Perpetrators of coercive control deliberately target their victim’s ‘weakspots’ and vulnerabilities. They use tactics such as stalking, threatening and hurting children (to get at the victim), sexual humiliations such as insisting upon degrading ‘inspections’, locking up and isolating from friends and family, controlling money and possessions, playing mind games designed to make the victim think they are going mad, and threats and punishments to make them stay and comply.
In my clinical practice I have worked with both victims of coercive control and victims of more classic forms of torture (for example those inflicted by repressive regimes).

The similarities are striking, in fact the only major difference is that victims of coercive control have to deal with the added horror that their torturer was their partner - someone they once trusted and welcomed into their life. And contrary to popular belief these victims are not a one-in-a-million rarity. When asked, many traumatized victims in refuges for people who have been domestically abused recount the ways their partner or ex- used to control and terrorise them. The problem is they are not often asked.

Society and the law focus on the physical violence in domestic abuse – it is tangible, easy to measure and notice. But if we stop to listen to victims, we find that they are most hurt not from the physical blows, but from being the object of a co-ordinated attempt to dominate and crush them. It takes all their strength to resist, and even this might not be enough: many are killed or commit suicide each year, and thousands more end their lives as ghosts of their former selves.
With its focus on incidents of physical violence, the law has a blindspot for coercive control: it is unable to respond appropriately to the serious wrongdoing embedded in the pattern of acts. Yet the whole is much more than the sum of its parts. Often each act could only be classified as a minor crime (if a crime at all), but over weeks, months and years they accumulate to destroy a life.

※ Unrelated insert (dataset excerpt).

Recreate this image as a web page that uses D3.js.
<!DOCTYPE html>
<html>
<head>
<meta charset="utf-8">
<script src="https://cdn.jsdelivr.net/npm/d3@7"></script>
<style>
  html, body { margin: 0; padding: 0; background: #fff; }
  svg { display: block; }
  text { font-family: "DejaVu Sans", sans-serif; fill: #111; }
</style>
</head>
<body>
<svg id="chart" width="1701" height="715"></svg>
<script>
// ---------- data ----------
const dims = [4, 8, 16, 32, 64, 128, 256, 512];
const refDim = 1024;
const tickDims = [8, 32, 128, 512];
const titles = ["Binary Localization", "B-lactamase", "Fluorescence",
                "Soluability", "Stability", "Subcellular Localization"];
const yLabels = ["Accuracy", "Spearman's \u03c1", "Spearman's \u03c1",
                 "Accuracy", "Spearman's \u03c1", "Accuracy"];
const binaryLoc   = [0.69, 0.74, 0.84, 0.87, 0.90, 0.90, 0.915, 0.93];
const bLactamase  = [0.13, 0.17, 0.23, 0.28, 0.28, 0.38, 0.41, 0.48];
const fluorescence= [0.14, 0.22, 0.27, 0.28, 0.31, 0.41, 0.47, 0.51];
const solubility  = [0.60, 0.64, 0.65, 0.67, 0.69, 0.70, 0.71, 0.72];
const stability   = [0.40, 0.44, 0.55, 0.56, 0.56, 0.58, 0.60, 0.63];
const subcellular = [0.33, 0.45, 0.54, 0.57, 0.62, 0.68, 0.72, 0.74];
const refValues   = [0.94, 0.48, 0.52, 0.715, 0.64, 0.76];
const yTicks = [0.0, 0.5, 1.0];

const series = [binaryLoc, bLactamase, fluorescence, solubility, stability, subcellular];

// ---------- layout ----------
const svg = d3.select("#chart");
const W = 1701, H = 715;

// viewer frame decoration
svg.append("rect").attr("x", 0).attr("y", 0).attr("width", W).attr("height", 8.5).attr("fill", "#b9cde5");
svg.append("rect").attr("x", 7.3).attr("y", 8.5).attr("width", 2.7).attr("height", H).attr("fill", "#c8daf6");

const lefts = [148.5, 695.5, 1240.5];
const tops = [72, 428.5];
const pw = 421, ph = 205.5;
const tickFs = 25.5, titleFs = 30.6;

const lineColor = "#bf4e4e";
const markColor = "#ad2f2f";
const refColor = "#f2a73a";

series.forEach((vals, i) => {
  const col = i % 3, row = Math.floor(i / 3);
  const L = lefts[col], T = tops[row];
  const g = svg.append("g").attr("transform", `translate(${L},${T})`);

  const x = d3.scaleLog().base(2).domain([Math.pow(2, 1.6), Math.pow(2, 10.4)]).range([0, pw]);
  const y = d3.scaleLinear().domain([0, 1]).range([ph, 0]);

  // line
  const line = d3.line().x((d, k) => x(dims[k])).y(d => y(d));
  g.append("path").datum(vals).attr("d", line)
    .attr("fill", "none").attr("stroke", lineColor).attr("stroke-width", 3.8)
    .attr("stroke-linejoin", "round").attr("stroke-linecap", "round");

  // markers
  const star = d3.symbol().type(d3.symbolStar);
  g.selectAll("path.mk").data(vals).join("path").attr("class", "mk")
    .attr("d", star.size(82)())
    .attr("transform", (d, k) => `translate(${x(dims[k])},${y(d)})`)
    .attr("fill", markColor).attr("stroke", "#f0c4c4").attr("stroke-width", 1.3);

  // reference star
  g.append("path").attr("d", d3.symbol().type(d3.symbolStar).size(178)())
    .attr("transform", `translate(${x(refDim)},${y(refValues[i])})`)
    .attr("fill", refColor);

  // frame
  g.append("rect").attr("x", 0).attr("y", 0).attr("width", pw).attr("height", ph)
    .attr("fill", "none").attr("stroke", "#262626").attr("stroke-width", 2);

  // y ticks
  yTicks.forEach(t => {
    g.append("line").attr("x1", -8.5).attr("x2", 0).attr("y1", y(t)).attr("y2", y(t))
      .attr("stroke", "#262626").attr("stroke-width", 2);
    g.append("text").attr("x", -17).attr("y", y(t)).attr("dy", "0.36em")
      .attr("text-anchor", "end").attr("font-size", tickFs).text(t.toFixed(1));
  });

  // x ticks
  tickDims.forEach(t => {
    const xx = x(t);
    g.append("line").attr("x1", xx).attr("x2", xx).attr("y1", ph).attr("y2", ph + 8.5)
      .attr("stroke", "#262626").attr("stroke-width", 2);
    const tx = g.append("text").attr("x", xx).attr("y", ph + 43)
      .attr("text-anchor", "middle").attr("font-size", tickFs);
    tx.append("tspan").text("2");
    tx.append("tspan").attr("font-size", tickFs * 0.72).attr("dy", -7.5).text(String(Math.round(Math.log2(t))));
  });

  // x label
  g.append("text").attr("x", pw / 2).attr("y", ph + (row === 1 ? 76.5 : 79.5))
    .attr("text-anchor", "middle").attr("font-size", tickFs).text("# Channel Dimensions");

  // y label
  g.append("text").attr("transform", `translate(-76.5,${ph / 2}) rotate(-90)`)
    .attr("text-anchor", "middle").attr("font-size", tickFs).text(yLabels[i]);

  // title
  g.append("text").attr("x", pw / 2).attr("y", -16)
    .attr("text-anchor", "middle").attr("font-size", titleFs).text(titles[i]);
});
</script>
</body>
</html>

The law must be updated to include a new serious criminal offence of coercive control, in which prosecutions can be brought on the basis of a course of conduct in which a person has acted strategically to control, isolate, terrorise and/or degrade their victim. This law would be a giant step towards stopping perpetrators of the worst form of domestic abuse eluding the system, and will communicate to its victims that society takes their suffering seriously.

Forty years ago there was little recognition of the wrongdoing involved in domestic abuse. As society started to see that physical violence was as, if not more, harmful when perpetrated by family members, the law was applied to domestic assaults more proactively. It must now be updated to reflect a new understanding – that the worst violations, harms and malicious intentions in domestic abuse are in strategic patterns of control and subjugation, not in discrete acts of physical violence. It is time to find justice for those tortured by coercive control.